T->W[0][0] = map[0] + map[3] * T->P[0][0];
T->W[0][1] = map[1] + map[4] * T->P[0][1];
T->W[0][2] = map[2] + map[5] * T->P[0][2];
T->W[1][0] = map[0] + map[3] * T->P[1][0];
T->W[1][1] = map[1] + map[4] * T->P[1][1];
T->W[1][2] = map[2] + map[5] * T->P[1][2];
T->W[2][0] = map[0] + map[3] * T->P[2][0];
T->W[2][1] = map[1] + map[4] * T->P[2][1];
T->W[2][2] = map[2] + map[5] * T->P[2][2];

T->w[0] = (int)ceil(min(min(T->W[0][0], T->W[1][0]), T->W[2][0]));
T->w[1] = (int)ceil(min(min(T->W[0][1], T->W[1][1]), T->W[2][1]));
T->w[2] = (int)ceil(min(min(T->W[0][2], T->W[1][2]), T->W[2][2]));
T->w[3] = (int)floor(max(max(T->W[0][0], T->W[1][0]), T->W[2][0]));
T->w[4] = (int)floor(max(max(T->W[0][1], T->W[1][1]), T->W[2][1]));
T->w[5] = (int)floor(max(max(T->W[0][2], T->W[1][2]), T->W[2][2]));

I can run 1000 this code for 1000 triangles with a call like
CalcTriangle << < grid, threads >> > (TB);
cudaDeviceSynchronize();

and each call takes 0.8ms on a Quadro M2000

If I run it twice within the same CU program it takes 0.95ms
CalcTriangle << < grid, threads >> > (TB);
cudaDeviceSynchronize();
CalcTriangle << < grid, threads >> > (TB);
cudaDeviceSynchronize();

It is like a big delay just when the code is loaded in the GPU. mem copies do not seem to add much delay, and If the code stays in the GPU this delay goes away.

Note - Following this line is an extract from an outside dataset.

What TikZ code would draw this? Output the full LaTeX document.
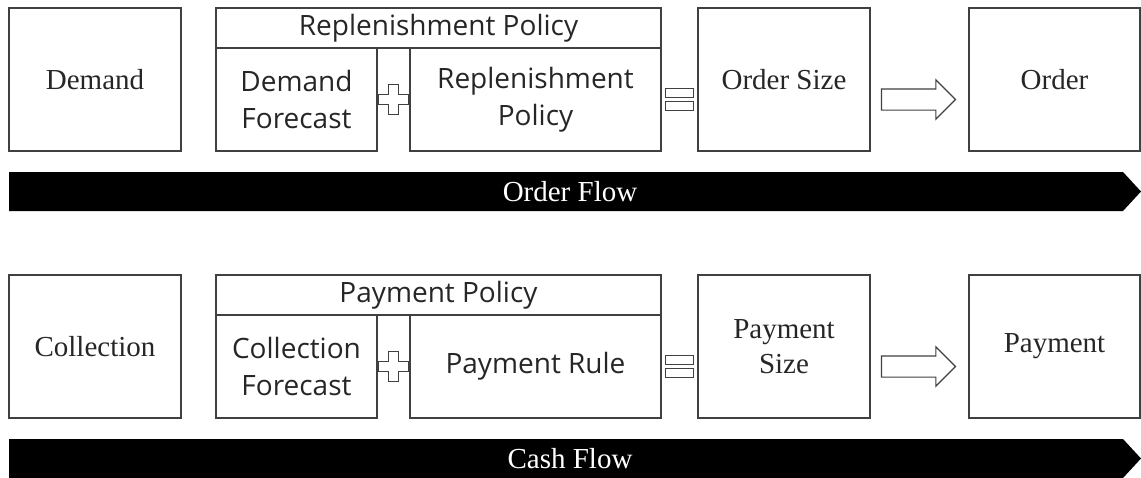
\documentclass[tikz,border=0pt]{standalone}
\usepackage{fontspec}
\setmainfont{Liberation Serif}
\newfontfamily\uifont{Open Sans}
\usetikzlibrary{calc,shapes.arrows}

\tikzset{
  box/.style={draw=black!75, line width=1.4pt, inner sep=0pt, align=center,
    text=black!85, font=\fontsize{29}{35}\selectfont},
  bigbox/.style={box, minimum width=172pt, minimum height=143pt},
  subbox/.style={box, minimum height=103pt, font=\uifont\fontsize{28}{37}\selectfont},
  headbox/.style={box, minimum height=40pt, font=\uifont\fontsize{28}{30}\selectfont},
  opsign/.style={draw=black!75, line width=1.2pt, fill=white},
  go/.style={single arrow, draw=black!75, line width=1.2pt, fill=white, anchor=tip,
    minimum height=74pt, inner sep=10pt, single arrow head extend=9pt},
  bandtext/.style={text=white, inner sep=0pt, font=\fontsize{29}{34}\selectfont}
}

\begin{document}
\begin{tikzpicture}[x=1pt, y=-1pt]
    \useasboundingbox (0,0) rectangle (1141,477);

    % Fila de pedidos
    \node[bigbox] (dem) at (95,79.5) {Demand};
    \node[headbox, minimum width=445pt] (rhead) at (438.5,28) {Replenishment Policy};
    \node[subbox, minimum width=161pt] (dfc) at (296.5,99.5) {Demand\\Forecast};
    \node[subbox, minimum width=251pt] (rpol) at (535.5,99.5) {Replenishment\\Policy};
    \node[bigbox] (osize) at (784,79.5) {Order Size};
    \node[bigbox, minimum width=171pt] (order) at (1054.5,79.5) {Order};

    % Signos
    \draw[opsign] ($(dfc.east)!0.5!(rpol.west)$) ++(-5,-15) -- ++(10,0) -- ++(0,10)
        -- ++(10,0) -- ++(0,10) -- ++(-10,0) -- ++(0,10) -- ++(-10,0) -- ++(0,-10)
        -- ++(-10,0) -- ++(0,-10) -- ++(10,0) -- cycle;
    \coordinate (eq1) at ($(rpol.east)!0.5!(osize.west |- rpol.east)$);
    \draw[opsign] ($(eq1)+(-14,-11)$) rectangle ($(eq1)+(14,-2)$);
    \draw[opsign] ($(eq1)+(-14,2)$) rectangle ($(eq1)+(14,11)$);
    \node[go] (go1) at ($(order.west |- rpol.east)+(-12,0)$) {};

    % Flujo de pedidos
    \fill (9,172) -- (1123,172) -- (1141,191.5) -- (1123,211) -- (9,211) -- cycle;
    \node[bandtext] (oflow) at (570,191.5) {Order Flow};

    % Fila de pagos
    \node[bigbox] (coll) at (95,346.5) {Collection};
    \node[headbox, minimum width=445pt] (phead) at (438.5,295) {Payment Policy};
    \node[subbox, minimum width=161pt] (cfc) at (296.5,366.5) {Collection\\Forecast};
    \node[subbox, minimum width=251pt] (prule) at (535.5,366.5) {Payment Rule};
    \node[bigbox] (psize) at (784,346.5) {Payment\\Size};
    \node[bigbox, minimum width=171pt] (pay) at (1054.5,346.5) {Payment};

    % Signos
    \draw[opsign] ($(cfc.east)!0.5!(prule.west)$) ++(-5,-15) -- ++(10,0) -- ++(0,10)
        -- ++(10,0) -- ++(0,10) -- ++(-10,0) -- ++(0,10) -- ++(-10,0) -- ++(0,-10)
        -- ++(-10,0) -- ++(0,-10) -- ++(10,0) -- cycle;
    \coordinate (eq2) at ($(prule.east)!0.5!(psize.west |- prule.east)$);
    \draw[opsign] ($(eq2)+(-14,-11)$) rectangle ($(eq2)+(14,-2)$);
    \draw[opsign] ($(eq2)+(-14,2)$) rectangle ($(eq2)+(14,11)$);
    \node[go] (go2) at ($(pay.west |- prule.east)+(-12,0)$) {};

    % Flujo de caja
    \fill (9,439) -- (1123,439) -- (1141,458.5) -- (1123,478) -- (9,478) -- cycle;
    \node[bandtext] (cflow) at (570,458.5) {Cash Flow};
\end{tikzpicture}
\end{document}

I am fiding other issues that I assume are related to the calculations algorithm, it runs x10 faster on the CPU (in a single thread) than on the GPU with 6 cores. But this initial delay is discouraging us from using the GPU at all.

Anyone knows if what we are experiencing makes any sense ?

Josep

CUDA has a start-up delay, and general benchmarking principles suggest that the 2nd time you run a function it may run faster than the first. There can be a number of general reasons for this, one of which is cache behavior.

It’s evident you are on windows. If you are on windows, WDDM command batching can also affect timing.

If the code snippets are representative, I would expect the performance to be bound by memory bandwidth. If the stated sizes are representative, I would expect the entire working set to comfortably fit in CPU caches, which almost certainly have higher throughput than the memory on your low-end GPU. If what is described is the only part of the overall computation performed on the GPU, simply copying the data to the GPU and coping back the results will already be more expensive than performing the computation on the host.